Cyberstorm by Matthew Mather

Aaaaahhhh….  a nice suspense-filled genre novel.   I’ve been reading some fairly intense fiction and nonfiction lately and I’m due to just settle in with a good tale well told.

Set in New York any day now it seems that “something has happened” to the entire electrical and internet grids. Unfortunately,  this happens in the middle of a huge snowstorm,  a recored-breaking blizzard.

by Matthew Mather
2013/ 362 pages
read by Tom Taylorson 11h 18m
rating –  A+  / dystopian sci-fi – tech

In a  rather long opening to the novel  we find Mike and Laurel Mitchell without power or communication along with everyone in their building and oops – New York City.  Actually,  it looks like huge sections of the whole country may be in a similar situation – and in China, too, for that matter.  But the group in the apartment complex have each other to rely on and to be with,  because it’s dangerous out there and getting worse,  in large part because of a record breaking blizzard.

Mike, our first person narrator and a techie-type social-media  entrepreneur,  is a good friend of fellow resident Chuck Mumford who seems a bit paranoid and has been thinking and preparing for something like this.  The two combine resources and make it through Christmas,  but then they run into some serious difficulties.  Chuck’s wife, Susie,  insists on sharing what they have with those who don’t –  not the best idea in New York in the midst of a panic when even basic needs are not being met.  Mather spent some time developing these and other characters – there’s an incredible old Russian couple and a strange young man named Damon Indigo,  others.

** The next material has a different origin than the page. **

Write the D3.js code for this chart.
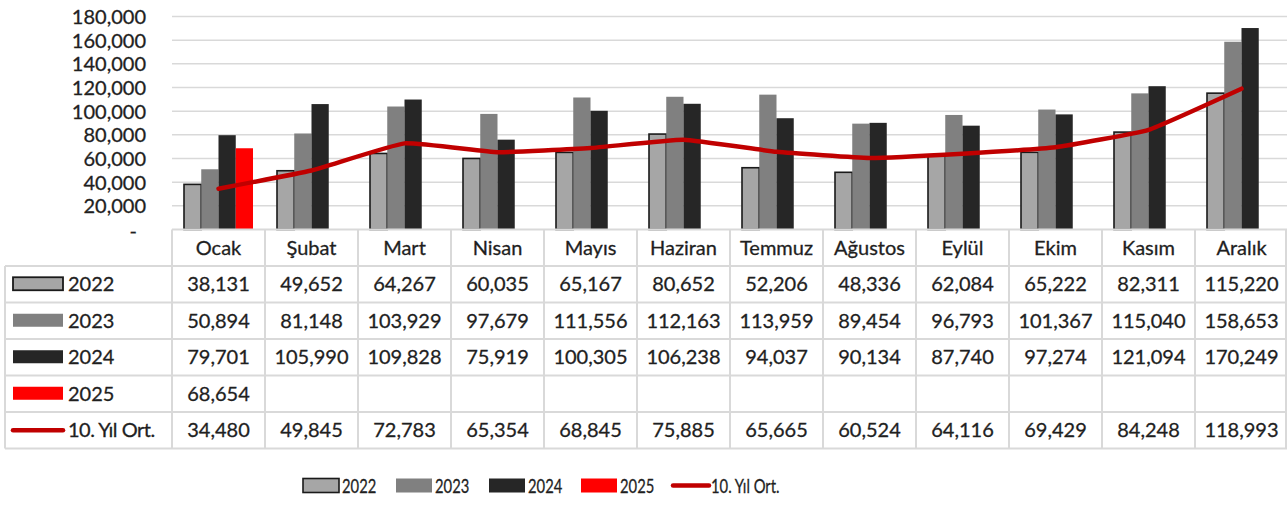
<!DOCTYPE html>
<html><head><meta charset="utf-8">
<script src="https://cdn.jsdelivr.net/npm/d3@7"></script>
<style>
html,body{margin:0;padding:0;background:#fff;}
text{font-family:Lato,"Open Sans",sans-serif;fill:#1f1f1f;stroke:#1f1f1f;stroke-width:0.3px;}
</style></head>
<body>
<svg id="c" width="1287" height="516"></svg>
<script>
const months = ["Ocak","Şubat","Mart","Nisan","Mayıs","Haziran","Temmuz","Ağustos","Eylül","Ekim","Kasım","Aralık"];
const v2022 = [38131,49652,64267,60035,65167,80652,52206,48336,62084,65222,82311,115220];
const v2023 = [50894,81148,103929,97679,111556,112163,113959,89454,96793,101367,115040,158653];
const v2024 = [79701,105990,109828,75919,100305,106238,94037,90134,87740,97274,121094,170249];
const v2025 = [68654,null,null,null,null,null,null,null,null,null,null,null];
const avg10 = [34480,49845,72783,65354,68845,75885,65665,60524,64116,69429,84248,118993];
const yTicks = [0,20000,40000,60000,80000,100000,120000,140000,160000,180000];
const seriesNames = ["2022","2023","2024","2025"];
const lineName = "10. Yıl Ort.";

const colors = {"2022":"#a6a6a6","2023":"#808080","2024":"#262626","2025":"#ff0000"};
const lineColor = "#c00000";
const grid = "#d9d9d9";

const svg = d3.select("#c");
const fmt = d3.format(",");

const x = d3.scaleBand().domain(months).range([172, 1288]).padding(0);
const xs = d3.scaleBand().domain(seriesNames).range([12, x.bandwidth()-12]).padding(0);
const y = d3.scaleLinear().domain([0,180000]).range([229.5,16.5]);

// gridlines
svg.append("g").selectAll("line").data(yTicks.filter(d=>d>0)).join("line")
  .attr("x1",172).attr("x2",1287).attr("y1",d=>y(d)).attr("y2",d=>y(d))
  .attr("stroke",grid).attr("stroke-width",1.5);

// y axis labels
const yAxis = d3.axisLeft(y).tickValues(yTicks).tickSize(0).tickPadding(0)
  .tickFormat(d=> d===0 ? "-" : fmt(d));
const ya = svg.append("g").attr("transform","translate(146,0)").call(yAxis);
ya.select(".domain").remove();
ya.selectAll("text").style("font-size","20px").attr("fill","#1f1f1f").attr("dy","0.35em");
ya.selectAll(".tick").filter(d=>d===0).select("text").attr("x",-9).attr("dy","0.4em");

// bars
const seriesData = {"2022":v2022,"2023":v2023,"2024":v2024,"2025":v2025};
seriesNames.forEach(s=>{
  const g = svg.append("g");
  g.selectAll("rect").data(months.map((m,i)=>({m,v:seriesData[s][i]})).filter(d=>d.v!=null)).join("rect")
    .attr("x",d=>x(d.m)+xs(s)).attr("width",xs.bandwidth())
    .attr("y",d=>y(d.v)).attr("height",d=>y(0)-y(d.v))
    .attr("fill",colors[s])
    .attr("stroke", s==="2022" ? "#1a1a1a" : "none")
    .attr("stroke-width", s==="2022" ? 1.6 : 0);
});

// line
const line = d3.line().x((d,i)=>x(months[i])+x.bandwidth()/2).y(d=>y(d)).curve(d3.curveCardinal.tension(0.65));
svg.append("path").datum(avg10).attr("d",line).attr("fill","none")
  .attr("stroke",lineColor).attr("stroke-width",4.5).attr("stroke-linejoin","round").attr("stroke-linecap","round");

// table
const rowTops = [229.5,266,302.5,339,375.5,412,448.5];
const tg = svg.append("g");
tg.append("line").attr("x1",172).attr("x2",1287).attr("y1",229.5).attr("y2",229.5).attr("stroke",grid).attr("stroke-width",2);
rowTops.slice(1).forEach(yy=>{
  tg.append("line").attr("x1",5).attr("x2",1287).attr("y1",yy).attr("y2",yy).attr("stroke",grid).attr("stroke-width",2);
});
tg.append("line").attr("x1",5).attr("x2",5).attr("y1",266).attr("y2",448.5).attr("stroke",grid).attr("stroke-width",2);
months.forEach(m=>{
  tg.append("line").attr("x1",x(m)).attr("x2",x(m)).attr("y1",229.5).attr("y2",448.5).attr("stroke",grid).attr("stroke-width",2);
});
tg.append("line").attr("x1",1286).attr("x2",1286).attr("y1",229.5).attr("y2",448.5).attr("stroke",grid).attr("stroke-width",2);

tg.selectAll("text.h").data(months).join("text").attr("class","h")
  .attr("x",m=>x(m)+x.bandwidth()/2).attr("y",(rowTops[0]+rowTops[1])/2).attr("dy","0.35em")
  .attr("text-anchor","middle").style("font-size","20px").text(m=>m);

const rows = [
  {name:"2022", vals:v2022, type:"bar"},
  {name:"2023", vals:v2023, type:"bar"},
  {name:"2024", vals:v2024, type:"bar"},
  {name:"2025", vals:v2025, type:"bar"},
  {name:lineName, vals:avg10, type:"line"}
];
rows.forEach((r,ri)=>{
  const cy = (rowTops[ri+1]+rowTops[ri+2])/2;
  if(r.type==="bar"){
    tg.append("rect").attr("x",13).attr("y",cy-7).attr("width",50).attr("height",13)
      .attr("fill",colors[r.name]).attr("stroke", r.name==="2022"?"#1a1a1a":"none").attr("stroke-width",1.8);
  } else {
    tg.append("line").attr("x1",13).attr("x2",63).attr("y1",cy).attr("y2",cy)
      .attr("stroke",lineColor).attr("stroke-width",4.5).attr("stroke-linecap","round");
  }
  tg.append("text").attr("x",68).attr("y",cy).attr("dy","0.35em").style("font-size","20px")
    .style("letter-spacing", r.type==="line" ? "-0.5px" : null).text(r.name);
  tg.selectAll(null).data(r.vals.map((v,i)=>({v,m:months[i]})).filter(d=>d.v!=null)).join("text")
    .attr("x",d=>x(d.m)+x.bandwidth()/2).attr("y",cy).attr("dy","0.35em")
    .attr("text-anchor","middle").style("font-size","20px").text(d=>fmt(d.v));
});

// bottom legend
const leg = [
  {name:"2022", type:"bar", x:303},
  {name:"2023", type:"bar", x:396},
  {name:"2024", type:"bar", x:489},
  {name:"2025", type:"bar", x:581},
  {name:lineName, type:"line", x:672}
];
const lg = svg.append("g");
const ly = 485.5;
leg.forEach(l=>{
  if(l.type==="bar"){
    lg.append("rect").attr("x",l.x).attr("y",ly-7).attr("width",36).attr("height",14)
      .attr("fill",colors[l.name]).attr("stroke", l.name==="2022"?"#1a1a1a":"none").attr("stroke-width",1.6);
  } else {
    lg.append("line").attr("x1",l.x+1).attr("x2",l.x+37).attr("y1",ly).attr("y2",ly)
      .attr("stroke",lineColor).attr("stroke-width",4.5).attr("stroke-linecap","round");
  }
  lg.append("text").attr("transform",`translate(${l.x+39},${ly}) scale(0.74,1)`)
    .attr("dy","0.35em").style("font-size","20px").text(l.name);
});
</script>
</body></html>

The myriad issues the group has as a result of the situation are well thought out,  realistic and terrifying.  But there is an enormous amount of bravery, goodness and ingenuity here, too. The story is not entirely bleak – but it’s not pretty.

Mather has a solid background in technology and he writes nicely as well – (YAY!)  He especially knows exactly how to create tension without resorting to foreshadowing or a broken chronology.  Actually,  any foreshadowing here would diminish the suspense because it would imply that the characters survive.  So the reporting,  although it is past tense,  seems to take place immediately after it happens.

Another element in Mather’s book,  and it’s rather unusual for contemporary dystopian fiction,  the characters discuss quite a few rather interesting ideas from the nature of cyber-crime and survival stuff to global warming.

I’m really impressed – going to have to look into more of Mather’s novels.